┌──

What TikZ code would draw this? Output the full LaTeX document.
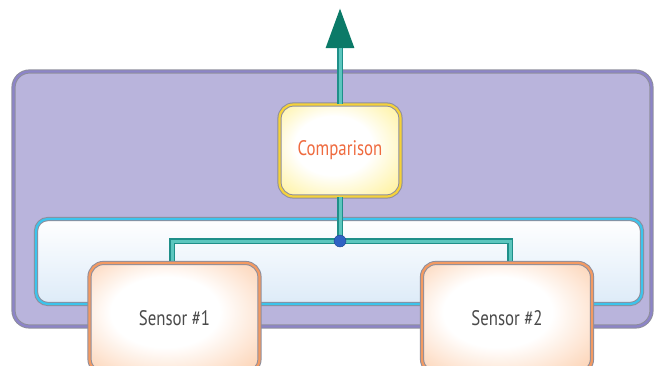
\documentclass[tikz,border=0pt]{standalone}
\usepackage{fontspec}
\newfontfamily\boxfont[FakeStretch=0.8]{PT Sans}
\usetikzlibrary{arrows.meta}
\definecolor{panelfill}{HTML}{B9B4DC}
\definecolor{paneledge}{HTML}{8C84C8}
\definecolor{rimgray}{HTML}{8E8E9C}
\definecolor{barcyan}{HTML}{3CC4EC}
\definecolor{barblue}{HTML}{DDEBF8}
\definecolor{compfill}{HTML}{FFEE80}
\definecolor{compedge}{HTML}{F5D23A}
\definecolor{comptext}{HTML}{EF6A3E}
\definecolor{sensfill}{HTML}{FCC8A2}
\definecolor{sensedge}{HTML}{F39A62}
\definecolor{senstext}{HTML}{4A4A4A}
\definecolor{wireedge}{HTML}{1F8F89}
\definecolor{wirecore}{HTML}{5CC6BE}
\definecolor{tiptl}{HTML}{0B7A68}
\definecolor{dotblue}{HTML}{2F62C4}
\pgfdeclareradialshading{compglow}{\pgfpoint{-4bp}{4bp}}{color(0bp)=(white); color(16bp)=(white);
  color(40bp)=(compfill); color(50bp)=(compfill)}
\pgfdeclareradialshading{sensglow}{\pgfpoint{-4bp}{4bp}}{color(0bp)=(white); color(16bp)=(white);
  color(40bp)=(sensfill); color(50bp)=(sensfill)}
\tikzset{
  rim/.style={draw=rimgray, line width=1pt, double distance=2.2pt},
  panelbox/.style={rim, double=paneledge, fill=panelfill, rounded corners=16pt,
    minimum width=638pt, minimum height=255pt},
  barbox/.style={rim, double=barcyan, rounded corners=12pt, top color=white,
    bottom color=barblue, minimum width=606pt, minimum height=85pt},
  compbox/.style={rim, double=compedge, rounded corners=14pt, shading=compglow,
    minimum width=121pt, minimum height=92pt,
    font=\boxfont\fontsize{21}{24}\selectfont, text=comptext},
  sensorbox/.style={rim, double=sensedge, rounded corners=14pt, shading=sensglow,
    minimum width=170pt, minimum height=110pt,
    font=\boxfont\fontsize{21}{24}\selectfont, text=senstext},
  wire/.style={draw=wireedge, line width=6pt},
  wirein/.style={draw=wirecore, line width=3pt},
}
\begin{document}
\begin{tikzpicture}[x=1pt,y=-1pt]
    \useasboundingbox (0,0) rectangle (655,365);
    \clip (0,0) rectangle (655,365);

    \node[panelbox] (panel) at (332.5,199) {};
    \node[barbox] (bar) at (339,261.5) {};
    \node[compbox] (comp) at (340,150.5) {Comparison};
    \coordinate (tip) at (340,8);
    \coordinate (hub) at (340,241);
    \coordinate (left) at (172,241);
    \coordinate (right) at (510,241);

    % wires
    \draw[wire] (left |- 0,268) |- (hub) -| (right |- 0,268);
    \draw[wirein] (left |- 0,268) |- (hub) -| (right |- 0,268);
    \draw[wire] (comp.south) -- (hub);
    \draw[wirein] (comp.south) -- (hub);
    \draw[wire,-{Triangle[length=40pt,width=27pt,color=tiptl]}] (comp.north) -- (tip);
    \draw[wirein,shorten >=40pt] (comp.north) -- (tip);

    \foreach \i/\x in {1/174.5,2/507}
        \node[sensorbox] (s\i) at (\x,318) {Sensor \#\i};

    \node[circle, fill=dotblue, draw=dotblue!70!black, inner sep=0pt,
      minimum size=12pt] (dot) at (hub) {};
\end{tikzpicture}
\end{document}
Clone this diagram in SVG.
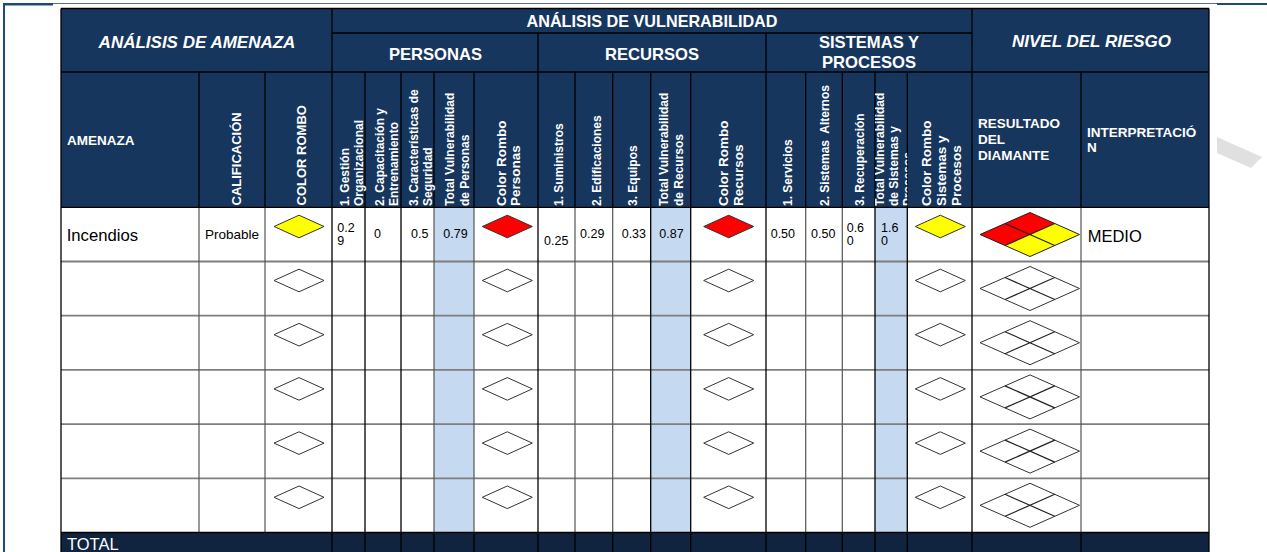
<svg xmlns="http://www.w3.org/2000/svg" width="1267" height="552" viewBox="0 0 1267 552">
<style>
.hb{font-family:"Liberation Sans",Arial,sans-serif;font-weight:bold;fill:#fff}
.hi{font-family:"Liberation Sans",Arial,sans-serif;font-weight:bold;font-style:italic;fill:#fff;font-size:17px}
.big{font-size:16.6px}
.rot{font-size:12px}
.rotc{font-size:13.5px}
.d{font-family:"Liberation Sans",Arial,sans-serif;fill:#000}
.s{font-size:12.5px}
.gl{stroke:#000;stroke-width:1.3;fill:none}
.gr{stroke:#7f7f7f;stroke-width:1.8;fill:none}
.gv{stroke:#555;stroke-width:1.2;fill:none}
.dm{stroke:#333;stroke-width:1;fill:#fff}
</style>
<defs>
<path id="dia" d="M-25,0 L0,-11.3 L25,0 L0,11.3Z"/>
<g id="bigdia">
<path d="M-50,0 L0,-22 L49.5,0 L0,22Z" fill="#fff" stroke="#333" stroke-width="1"/>
<path d="M-25,-11 L24.75,11 M24.75,-11 L-25,11" stroke="#222" stroke-width="1.2" fill="none"/>
</g>
<clipPath id="clipTS"><rect x="875" y="72" width="32.3" height="135"/></clipPath>
</defs>

<g id="page-border">
<line x1="4" y1="4" x2="4" y2="552" stroke="#1f497d" stroke-width="2"/>
<line x1="3" y1="4.2" x2="53" y2="4.2" stroke="#1f497d" stroke-width="2.5"/>
<line x1="53" y1="3.5" x2="1217" y2="3.5" stroke="#5a6f94" stroke-width="1"/>
<line x1="1217" y1="4" x2="1267" y2="4" stroke="#1f497d" stroke-width="2"/>
<polygon points="1217,137 1262,157 1251,168 1217,153" fill="#e0e0e0"/>
</g>

<g id="backgrounds">
<rect x="61" y="8.5" width="1148" height="198.8" fill="#17365d"/>
<rect x="61" y="207.3" width="1148" height="325.2" fill="#fff"/>
<rect x="434" y="207.3" width="40" height="325.2" fill="#c5d9f1"/>
<rect x="650.7" y="207.3" width="40" height="325.2" fill="#c5d9f1"/>
<rect x="875" y="207.3" width="32.3" height="325.2" fill="#c5d9f1"/>
<rect x="61" y="532.5" width="1148" height="19.5" fill="#10243f"/>
</g>

<g id="grid">
<path class="gr" d="M61,261.5H1209 M61,315.7H1209 M61,369.9H1209 M61,424.1H1209 M61,478.3H1209"/>
<path class="gv" d="M199,207.3V532.5 M265,207.3V532.5 M434,207.3V532.5 M474,207.3V532.5 M575,207.3V532.5 M612.7,207.3V532.5 M805.7,207.3V532.5 M842.3,207.3V532.5 M1081,207.3V532.5"/>
<path class="gl" d="M332,33H972 M61,72H1209 M61,207.3H1209 M61,532.5H1209
M61,8.5H1209 M61,8.5V552 M1209,8.5V552
M332,8.5V552 M972,8.5V552 M538,33V552 M766,33V552
M199,72V207.3 M265,72V207.3 M1081,72V207.3 M1081,532.5V552
M365,72V552 M401,72V552 M434,72V207.3 M434,532.5V552 M474,72V207.3 M474,532.5V552
M575,72V207.3 M575,532.5V552 M612.7,72V207.3 M612.7,532.5V552 M650.7,72V552 M690.7,72V552
M805.7,72V207.3 M805.7,532.5V552 M842.3,72V207.3 M842.3,532.5V552 M875,72V552 M907.3,72V552"/>
</g>

<g id="header-top">
<text class="hi" x="197" y="47.5" text-anchor="middle">ANÁLISIS DE AMENAZA</text>
<text class="hb" x="652" y="26.5" font-size="16.2" text-anchor="middle">ANÁLISIS DE VULNERABILIDAD</text>
<text class="hb big" x="435.5" y="60" text-anchor="middle">PERSONAS</text>
<text class="hb big" x="652" y="60" text-anchor="middle">RECURSOS</text>
<text class="hb big" x="869" y="48" text-anchor="middle">SISTEMAS Y</text>
<text class="hb big" x="869" y="67.5" text-anchor="middle">PROCESOS</text>
<text class="hi" x="1091.5" y="46.5" font-size="16.7" text-anchor="middle">NIVEL DEL RIESGO</text>
</g>

<g id="header-columns">
<text class="hb" x="67" y="145" font-size="13.5">AMENAZA</text>
<text class="hb" transform="translate(241,205.5) rotate(-90)" font-size="13">CALIFICACIÓN</text>
<text class="hb" transform="translate(306,205.5) rotate(-90)" font-size="13">COLOR ROMBO</text>
<text class="hb rot" transform="translate(348.5,206) rotate(-90)">1. Gestión</text>
<text class="hb rot" transform="translate(362.5,206) rotate(-90)">Organizacional</text>
<text class="hb rot" transform="translate(383.5,206) rotate(-90)">2. Capacitación y</text>
<text class="hb rot" transform="translate(397.5,206) rotate(-90)">Entrenamiento</text>
<text class="hb rot" transform="translate(418,206) rotate(-90)">3. Características de</text>
<text class="hb rot" transform="translate(431.5,206) rotate(-90)">Seguridad</text>
<text class="hb rot" transform="translate(454,206) rotate(-90)">Total Vulnerabilidad</text>
<text class="hb rot" transform="translate(468.5,206) rotate(-90)">de Personas</text>
<text class="hb rotc" transform="translate(506,206) rotate(-90)">Color Rombo</text>
<text class="hb rotc" transform="translate(520,206) rotate(-90)">Personas</text>
<text class="hb rot" transform="translate(563,206) rotate(-90)">1. Suministros</text>
<text class="hb rot" transform="translate(600.5,206) rotate(-90)">2. Edificaciones</text>
<text class="hb rot" transform="translate(637,206) rotate(-90)">3. Equipos</text>
<text class="hb rot" transform="translate(667.5,206) rotate(-90)">Total Vulnerabilidad</text>
<text class="hb rot" transform="translate(683,206) rotate(-90)">de Recursos</text>
<text class="hb rotc" transform="translate(728,206) rotate(-90)">Color Rombo</text>
<text class="hb rotc" transform="translate(743,206) rotate(-90)">Recursos</text>
<text class="hb rot" transform="translate(791.5,206) rotate(-90)">1. Servicios</text>
<text class="hb rot" transform="translate(829,206) rotate(-90)" xml:space="preserve">2. Sistemas  Alternos</text>
<text class="hb rot" transform="translate(863.5,206) rotate(-90)">3. Recuperación</text>
<g clip-path="url(#clipTS)">
<text class="hb rot" transform="translate(883.5,206) rotate(-90)">Total Vulnerabilidad</text>
<text class="hb rot" transform="translate(897.5,206) rotate(-90)">de Sistemas y</text>
<text class="hb rot" transform="translate(911.5,206) rotate(-90)">Procesos</text>
</g>
<text class="hb rotc" transform="translate(930.5,206) rotate(-90)">Color Rombo</text>
<text class="hb rotc" transform="translate(945.5,206) rotate(-90)">Sistemas y</text>
<text class="hb rotc" transform="translate(961,206) rotate(-90)">Procesos</text>
<text class="hb" x="978" y="128" font-size="13.5">RESULTADO</text>
<text class="hb" x="978" y="144" font-size="13.5">DEL</text>
<text class="hb" x="978" y="160" font-size="13.5">DIAMANTE</text>
<text class="hb" x="1087" y="137" font-size="13.5">INTERPRETACIÓ</text>
<text class="hb" x="1087" y="152" font-size="13.5">N</text>
</g>

<g id="row-1">
<text class="d" x="66.7" y="241" font-size="16.7">Incendios</text>
<text class="d" x="205" y="239.3" font-size="13.5">Probable</text>
<use href="#dia" x="299" y="226.5" fill="#ffff00" stroke="#333" stroke-width="1"/>
<text class="d s" x="337.3" y="231.7">0.2</text>
<text class="d s" x="337.3" y="245">9</text>
<text class="d s" x="374" y="238.3">0</text>
<text class="d s" x="411" y="238.3">0.5</text>
<text class="d s" x="443.3" y="238.3">0.79</text>
<use href="#dia" x="507.3" y="226.5" fill="#ff0000" stroke="#333" stroke-width="1"/>
<text class="d s" x="544" y="245">0.25</text>
<text class="d s" x="580" y="238.3">0.29</text>
<text class="d s" x="621.7" y="238.3">0.33</text>
<text class="d s" x="659.3" y="238.3">0.87</text>
<use href="#dia" x="728.7" y="226.5" fill="#ff0000" stroke="#333" stroke-width="1"/>
<text class="d s" x="770.7" y="238.3">0.50</text>
<text class="d s" x="811" y="238.3">0.50</text>
<text class="d s" x="846.7" y="231.7">0.6</text>
<text class="d s" x="846.7" y="245">0</text>
<text class="d s" x="881" y="231.7" fill="#333">1.6</text>
<text class="d s" x="881" y="245" fill="#333">0</text>
<use href="#dia" x="940.3" y="226.5" fill="#ffff00" stroke="#333" stroke-width="1"/>
<g id="risk-diamond-1" transform="translate(1030,234.5)">
<path d="M-50,0 L-25,-11 L0,0 L-25,11Z" fill="#ff0000"/>
<path d="M-25,-11 L0,-22 L24.75,-11 L0,0Z" fill="#ff0000"/>
<path d="M0,0 L24.75,-11 L49.5,0 L24.75,11Z" fill="#ffff00"/>
<path d="M-25,11 L0,0 L24.75,11 L0,22Z" fill="#ffff00"/>
<path d="M-50,0 L0,-22 L49.5,0 L0,22Z" fill="none" stroke="#222" stroke-width="1"/>
<path d="M-25,-11 L24.75,11 M24.75,-11 L-25,11" stroke="#222" stroke-width="1.2" fill="none"/>
</g>
<text class="d" x="1087.7" y="241.5" font-size="16.5">MEDIO</text>
</g>

<g id="row-2">
<use href="#dia" x="299" y="280.5" class="dm"/>
<use href="#dia" x="507.3" y="280.5" class="dm"/>
<use href="#dia" x="728.7" y="280.5" class="dm"/>
<use href="#dia" x="940.3" y="280.5" class="dm"/>
<use href="#bigdia" x="1030" y="288.5"/>
</g>
<g id="row-3">
<use href="#dia" x="299" y="334.7" class="dm"/>
<use href="#dia" x="507.3" y="334.7" class="dm"/>
<use href="#dia" x="728.7" y="334.7" class="dm"/>
<use href="#dia" x="940.3" y="334.7" class="dm"/>
<use href="#bigdia" x="1030" y="342.7"/>
</g>
<g id="row-4">
<use href="#dia" x="299" y="388.9" class="dm"/>
<use href="#dia" x="507.3" y="388.9" class="dm"/>
<use href="#dia" x="728.7" y="388.9" class="dm"/>
<use href="#dia" x="940.3" y="388.9" class="dm"/>
<use href="#bigdia" x="1030" y="396.9"/>
</g>
<g id="row-5">
<use href="#dia" x="299" y="443.1" class="dm"/>
<use href="#dia" x="507.3" y="443.1" class="dm"/>
<use href="#dia" x="728.7" y="443.1" class="dm"/>
<use href="#dia" x="940.3" y="443.1" class="dm"/>
<use href="#bigdia" x="1030" y="451.1"/>
</g>
<g id="row-6">
<use href="#dia" x="299" y="497.3" class="dm"/>
<use href="#dia" x="507.3" y="497.3" class="dm"/>
<use href="#dia" x="728.7" y="497.3" class="dm"/>
<use href="#dia" x="940.3" y="497.3" class="dm"/>
<use href="#bigdia" x="1030" y="505.3"/>
</g>

<g id="total-row">
<text x="67" y="550" font-family="'Liberation Sans',Arial,sans-serif" font-size="16.5" fill="#fff">TOTAL</text>
</g>
</svg>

└──

◆ **Task objective**: Gather each line from the listing above that holds "draw".

◆ **Answer to the task**:
What TikZ code would draw this? Output the full LaTeX document.
  rim/.style={draw=rimgray, line width=1pt, double distance=2.2pt},
  wire/.style={draw=wireedge, line width=6pt},
  wirein/.style={draw=wirecore, line width=3pt},
    \draw[wire] (left |- 0,268) |- (hub) -| (right |- 0,268);
    \draw[wirein] (left |- 0,268) |- (hub) -| (right |- 0,268);
    \draw[wire] (comp.south) -- (hub);
    \draw[wirein] (comp.south) -- (hub);
    \draw[wire,-{Triangle[length=40pt,width=27pt,color=tiptl]}] (comp.north) -- (tip);
    \draw[wirein,shorten >=40pt] (comp.north) -- (tip);
    \node[circle, fill=dotblue, draw=dotblue!70!black, inner sep=0pt,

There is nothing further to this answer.